To Listen, To Learn, To Speak

PUBLISHED APRIL 30, 2008

“Therefore he sent me to teach thee these things: to be both a speaker of words and a doer of deeds.”—Homer, The Iliad, Book IX, line 443

I was never the best reporter at Spec—Erin gets that honor—nor was I the best writer. It took me a full year to learn journalistic form while others picked it up in their first days, and early on I made a handful of journalistic gaffes for which I probably should have been fired.

But by fall of my sophomore year I had overcome much of this and had become the guy to whom Spec turned to turn around 500 words in three hours. Much to my parents’ chagrin, I can’t remember turning down a story, writing four or five per week through sophomore year. I could be relied upon to turn around good, usable copy on deadline that required little editing. I was solid and eager—two indispensable traits for journalists in an office that doesn’t pay.

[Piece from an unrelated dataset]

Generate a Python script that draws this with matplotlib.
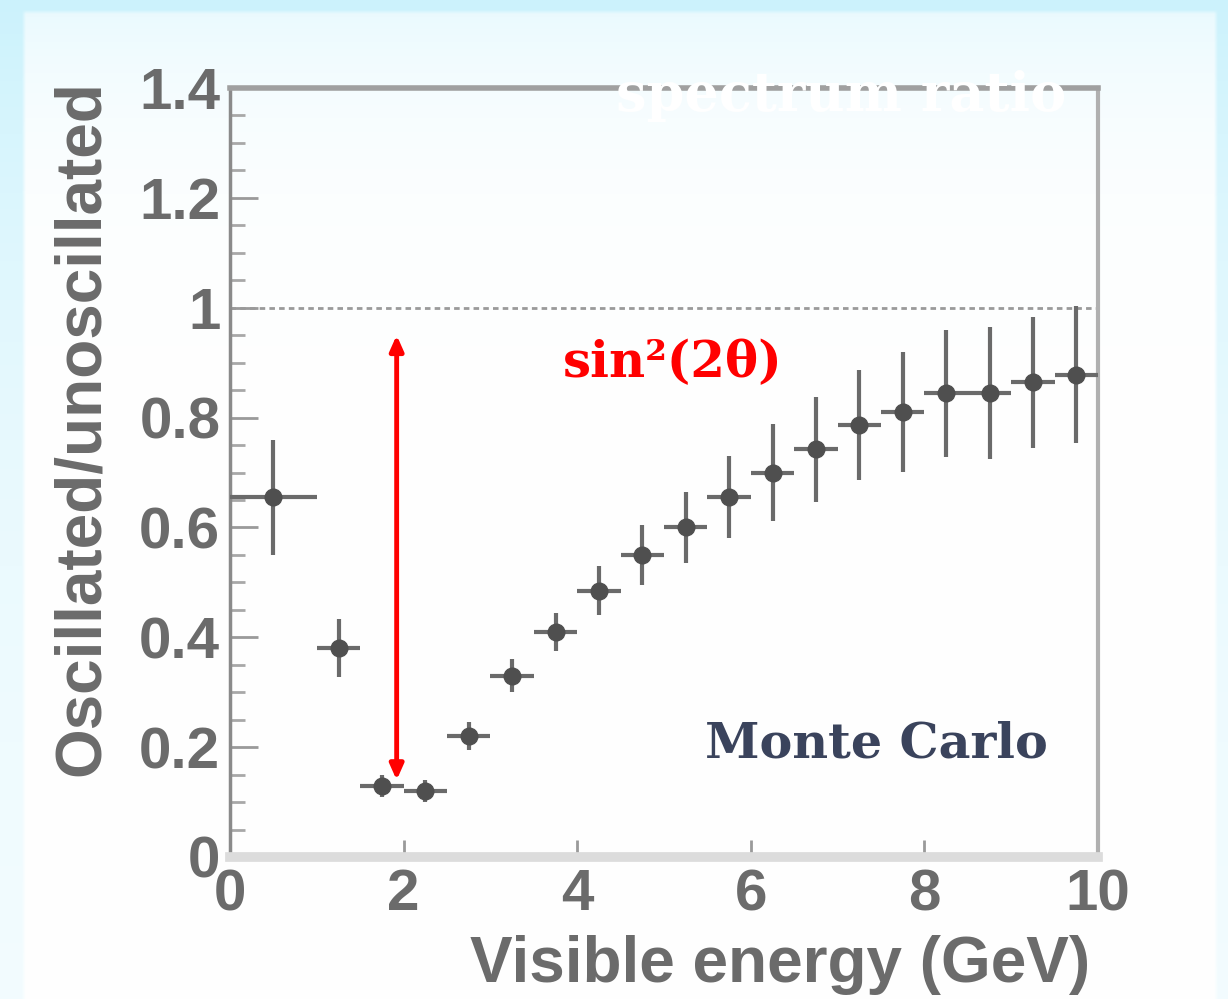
import numpy as np
import matplotlib.pyplot as plt
from matplotlib.ticker import MultipleLocator, FixedLocator

# Oscillated / unoscillated spectrum ratio (Monte Carlo), per energy bin
energy = [0.5, 1.25, 1.75, 2.25, 2.75, 3.25, 3.75, 4.25, 4.75, 5.25,
          5.75, 6.25, 6.75, 7.25, 7.75, 8.25, 8.75, 9.25, 9.75]
half_width = [0.5, 0.25, 0.25, 0.25, 0.25, 0.25, 0.25, 0.25, 0.25, 0.25,
              0.25, 0.25, 0.25, 0.25, 0.25, 0.25, 0.25, 0.25, 0.25]
ratio = [0.655, 0.38, 0.13, 0.12, 0.22, 0.33, 0.41, 0.485, 0.55, 0.60,
         0.655, 0.70, 0.742, 0.787, 0.81, 0.844, 0.844, 0.864, 0.878]
ratio_err = [0.105, 0.053, 0.02, 0.02, 0.025, 0.03, 0.035, 0.045, 0.055, 0.065,
             0.075, 0.088, 0.096, 0.10, 0.11, 0.115, 0.12, 0.12, 0.125]

xticks = [0, 2, 4, 6, 8, 10]
xtick_labels = ['0', '2', '4', '6', '8', '10']
yticks = [0, 0.2, 0.4, 0.6, 0.8, 1.0, 1.2, 1.4]
ytick_labels = ['0', '0.2', '0.4', '0.6', '0.8', '1', '1.2', '1.4']

# arrow marking the oscillation depth
depth_x = 1.92
depth_top = 0.95
depth_bottom = 0.14

W, H = 1228, 999
fig = plt.figure(figsize=(W / 100, H / 100), dpi=100)

# slide background: pale cyan frame with a white panel
bg = fig.add_axes([0, 0, 1, 1], zorder=-10)
bg.axis('off')
yy, xx = np.mgrid[0:H:4, 0:W:4]
cyan = np.array([0.80, 0.95, 0.99])
outer = 0.15 + 0.85 * np.exp(-yy / 450.0)
inner = 0.45 * np.exp(-yy / 110.0)
panel = (xx >= 22) & (xx <= 1215) & (yy >= 12)
a = np.where(panel, inner, outer)
img = 1 - a[..., None] * (1 - cyan)
bg.imshow(img, extent=[0, W, H, 0], aspect='auto', interpolation='bilinear')
bg.set_xlim(0, W)
bg.set_ylim(H, 0)

ax = fig.add_axes([230 / W, 1 - 857 / H, 868 / W, 769 / H])
ax.set_facecolor('none')

# reference line at ratio = 1
ax.axhline(1.0, color='#9a9a9a', lw=2, ls=(0, (2, 1.5)), zorder=1)

ax.errorbar(energy, ratio, xerr=half_width, yerr=ratio_err, fmt='o',
            color='#4f4f4f', ecolor='#6a6a6a', elinewidth=3, capsize=0,
            markersize=12, zorder=3)

ax.annotate('', xy=(depth_x, depth_bottom), xytext=(depth_x, depth_top),
            arrowprops=dict(arrowstyle='<|-|>,head_length=0.9,head_width=0.4',
                            color='#ff0000', lw=3.5, shrinkA=0, shrinkB=0),
            zorder=4)

ax.set_xlim(0, 10)
ax.set_ylim(0, 1.4)

tick_font = dict(family='Liberation Sans', weight='bold', size=42)
ax.xaxis.set_major_locator(FixedLocator(xticks))
ax.set_xticklabels(xtick_labels, fontdict=tick_font, color='#6b6b6b')
ax.yaxis.set_major_locator(FixedLocator(yticks))
ax.set_yticklabels(ytick_labels, fontdict=tick_font, color='#6b6b6b')
ax.yaxis.set_minor_locator(MultipleLocator(0.05))
ax.tick_params(axis='y', which='major', direction='in', length=20, width=2,
               color='#9a9a9a', pad=7)
ax.tick_params(axis='y', which='minor', direction='in', length=11, width=2,
               color='#a8a8a8')
ax.tick_params(axis='x', which='major', direction='in', length=12, width=2,
               color='#9a9a9a', pad=8)

ax.spines['left'].set_color('#8a8a8a')
ax.spines['left'].set_linewidth(2.5)
ax.spines['top'].set_color('#a0a0a0')
ax.spines['top'].set_linewidth(4)
ax.spines['right'].set_color('#b0b0b0')
ax.spines['right'].set_linewidth(3)
ax.spines['bottom'].set_color('#dcdcdc')
ax.spines['bottom'].set_linewidth(7)

label_font = dict(family='Liberation Sans', weight='bold', size=46, color='#6b6b6b')
fig.text(780 / W, 1 - 965 / H, 'Visible energy (GeV)', ha='center', va='center',
         **label_font)
fig.text(82 / W, 1 - 428 / H, 'Oscillated/unoscillated', ha='center', va='center',
         rotation=90, **label_font)

serif = dict(family='DejaVu Serif', weight='bold')
ax.text(3.84, 0.873, 'sin²(2θ)', color='#ff0000', size=35.8, ha='left',
        va='baseline', zorder=5, **serif)
ax.text(5.47, 0.182, 'Monte Carlo', color='#3a435c', size=35.5, ha='left',
        va='baseline', zorder=5, **serif)
ax.text(4.45, 1.358, 'spectrum ratio', color='white', size=39, ha='left',
        va='baseline', zorder=5, clip_on=False, **serif)

fig.savefig('out.png', dpi=100)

Writing fast is a useful skill—I wrote at least one 10-page paper in under two hours this semester—and I can’t remember the last time I had trouble writing something for Spec, though this piece is killing me. But in the end, it is a secretarial trait, a commodity skill that, while increasingly necessary, is as teachable as it is common. What makes great journalists—what sets Jimmy, Erin, Leora, John, Amanda, Kate, and the other incredible Speccies who will drive the field in the coming decades apart from the stenographers—is their ability to write both quickly and compellingly. They don’t just fill column inches and relay information; they tell stories in the traditional sense. And I didn’t.

Storytelling can’t be taught in the traditional way with handouts and PowerPoints; rather, it must be acquired, absorbed from those who already know the art. For me, my teachers were my friends on the paper, my classrooms were the fluorescently-lit Spec office and the Corsendonk-laden tables of the Abbey Pub. There, I learned the cadence of the thing—how to crescendo and where to pause, the power of a good lead and the importance of word choice. The result, as my aunt told me, is that I now speak in full paragraphs. It might be the most important thing I learned at Columbia.

But it was only half the battle. No journalist—nor anyone else—can tell a story where one doesn’t exist. Storytelling is a tool like any other, useless in isolation, relying on other material to serve its purpose. One needs a story to tell. Thus, we must be two things at once—as described in the text of my first Lit Hum assignment, each of us must be “both a speaker of words and a doer of deeds.”

Fortunately, I have some incredible stories from my time at Columbia. Some were provided through my time at Spec: after one night at the Abbey, I found myself rushing into a 200 person riot where the police dared not go, grabbing a flyer from a nearby streetlamp to take notes. I interviewed Bill Gates and Mark Zuckerberg, spoke to a former Nazi and a Holocaust survivor, covered Bill Clinton, John Ashcroft, and Mahmoud Ahmadinejad, and ended up reprinted in the New York Times.

These were all extraordinary events, and there are dozens more. But the best stories weren’t assigned. They arose from spontaneous adventures involving afternoons at City Hall, late nights in the Central Park Ramble, and early mornings on the hill above Harlem. They include getting yelled at by Bill O’Reilly and marching with Jennifer Lopez. They occurred with the backdrops of Cambridge, Miami, and countless spots in this city that has become my love and my home. All of these experiences have changed me. Combined, they mark the greatest, most important period in my life thus far.

And most importantly, they have given me stories to tell my grandchildren.

I would be remiss if I didn’t take a moment to thank the people who have made the last four years the best experience of my life. Columbia has treated me better than I ever could have asked or expected, I have learned an extraordinary amount, though not always what was intended and not always in the prescribed manner. The people who have touched my life have changed me irrevocably and for the better, from the scared, unkempt teenager who entered the gates four years ago into the scared, unkempt young adult who will receive his diploma in 19 days. The list of necessary acknowledgments is far too long to enumerate, but to the family, friends, and teachers of all forms who have made it all possible and worthwhile, from the bottom of my heart, I thank you.

The author is a Columbia College senior majoring in urban studies. He was campus news deputy on the 130th deputy board and the campus news editor on the 131st managing board.